_What this task involves_. Can you set down, exactly as they appear below, the lines from the opening of the material through the one bearing "fig = plt.figure(figsize=(W", minus the pictures?

_Supplied data_.

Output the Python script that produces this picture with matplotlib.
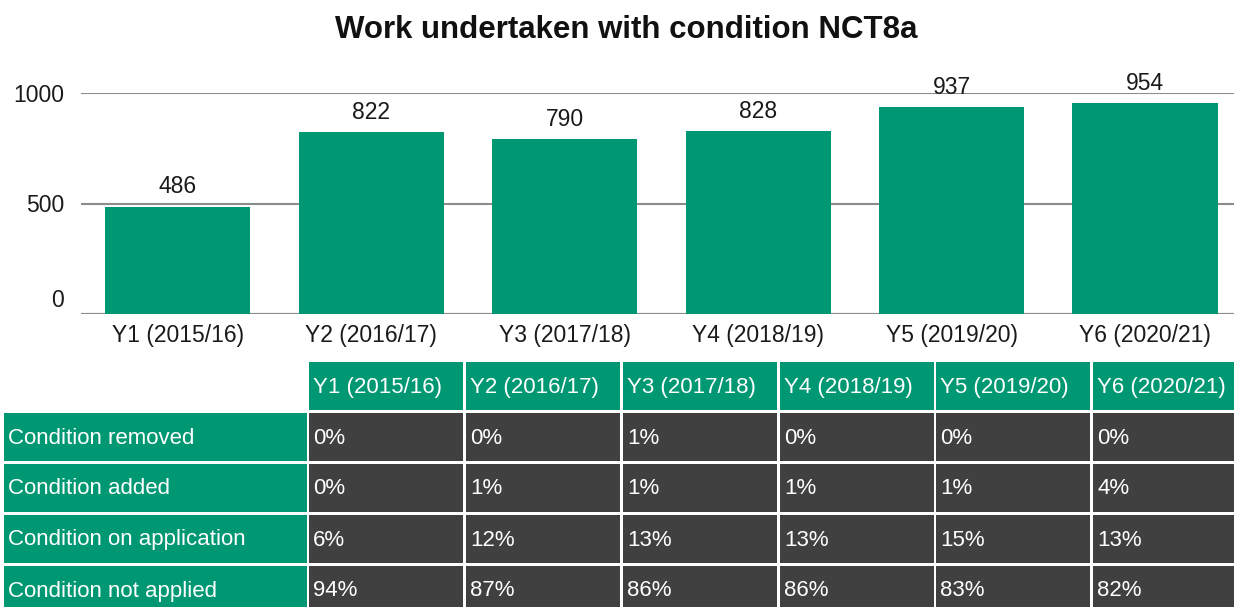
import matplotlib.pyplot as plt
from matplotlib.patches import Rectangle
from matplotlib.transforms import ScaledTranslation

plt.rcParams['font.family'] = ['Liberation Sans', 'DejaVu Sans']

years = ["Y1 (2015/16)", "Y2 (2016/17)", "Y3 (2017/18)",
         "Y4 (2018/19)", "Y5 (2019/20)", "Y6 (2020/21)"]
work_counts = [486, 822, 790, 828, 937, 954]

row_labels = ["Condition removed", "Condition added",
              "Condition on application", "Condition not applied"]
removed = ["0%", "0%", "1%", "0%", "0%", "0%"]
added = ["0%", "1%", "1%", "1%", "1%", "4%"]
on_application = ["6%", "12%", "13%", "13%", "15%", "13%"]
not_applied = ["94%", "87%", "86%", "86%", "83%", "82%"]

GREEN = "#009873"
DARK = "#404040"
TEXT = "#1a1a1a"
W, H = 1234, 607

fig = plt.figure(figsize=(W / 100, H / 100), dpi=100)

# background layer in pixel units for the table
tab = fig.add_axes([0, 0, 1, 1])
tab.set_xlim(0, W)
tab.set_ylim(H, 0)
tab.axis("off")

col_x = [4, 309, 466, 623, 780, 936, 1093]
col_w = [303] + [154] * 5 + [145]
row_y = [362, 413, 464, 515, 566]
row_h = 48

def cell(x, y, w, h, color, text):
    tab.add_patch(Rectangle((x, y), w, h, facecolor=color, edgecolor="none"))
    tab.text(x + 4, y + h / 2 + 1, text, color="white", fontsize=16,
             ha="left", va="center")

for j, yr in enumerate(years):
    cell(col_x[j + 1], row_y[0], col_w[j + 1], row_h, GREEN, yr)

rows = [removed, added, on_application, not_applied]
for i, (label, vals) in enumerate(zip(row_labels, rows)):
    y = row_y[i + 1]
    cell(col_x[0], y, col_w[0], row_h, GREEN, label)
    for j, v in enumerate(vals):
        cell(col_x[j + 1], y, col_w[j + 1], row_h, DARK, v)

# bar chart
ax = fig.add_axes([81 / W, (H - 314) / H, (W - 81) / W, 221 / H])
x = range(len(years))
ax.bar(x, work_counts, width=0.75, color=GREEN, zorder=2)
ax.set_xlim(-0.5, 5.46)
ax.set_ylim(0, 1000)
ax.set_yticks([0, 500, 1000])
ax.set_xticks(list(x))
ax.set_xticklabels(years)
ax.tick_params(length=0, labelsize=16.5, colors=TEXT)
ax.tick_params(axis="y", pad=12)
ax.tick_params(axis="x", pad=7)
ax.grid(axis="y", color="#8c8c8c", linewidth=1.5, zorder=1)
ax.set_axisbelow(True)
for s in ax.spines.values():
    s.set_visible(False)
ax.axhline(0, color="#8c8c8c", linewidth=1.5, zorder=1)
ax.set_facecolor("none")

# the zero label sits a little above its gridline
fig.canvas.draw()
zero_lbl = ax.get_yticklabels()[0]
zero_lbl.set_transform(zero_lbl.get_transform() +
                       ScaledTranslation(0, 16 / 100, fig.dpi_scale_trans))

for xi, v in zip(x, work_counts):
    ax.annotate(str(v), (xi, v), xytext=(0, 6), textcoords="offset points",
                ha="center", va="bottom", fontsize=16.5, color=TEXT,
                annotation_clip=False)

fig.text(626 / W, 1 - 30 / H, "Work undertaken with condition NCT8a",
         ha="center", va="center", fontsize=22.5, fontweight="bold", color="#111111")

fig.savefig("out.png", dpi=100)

_Answer to this task_.
Output the Python script that produces this picture with matplotlib.
import matplotlib.pyplot as plt
from matplotlib.patches import Rectangle
from matplotlib.transforms import ScaledTranslation

plt.rcParams['font.family'] = ['Liberation Sans', 'DejaVu Sans']

years = ["Y1 (2015/16)", "Y2 (2016/17)", "Y3 (2017/18)",
         "Y4 (2018/19)", "Y5 (2019/20)", "Y6 (2020/21)"]
work_counts = [486, 822, 790, 828, 937, 954]

row_labels = ["Condition removed", "Condition added",
              "Condition on application", "Condition not applied"]
removed = ["0%", "0%", "1%", "0%", "0%", "0%"]
added = ["0%", "1%", "1%", "1%", "1%", "4%"]
on_application = ["6%", "12%", "13%", "13%", "15%", "13%"]
not_applied = ["94%", "87%", "86%", "86%", "83%", "82%"]

GREEN = "#009873"
DARK = "#404040"
TEXT = "#1a1a1a"
W, H = 1234, 607

fig = plt.figure(figsize=(W / 100, H / 100), dpi=100)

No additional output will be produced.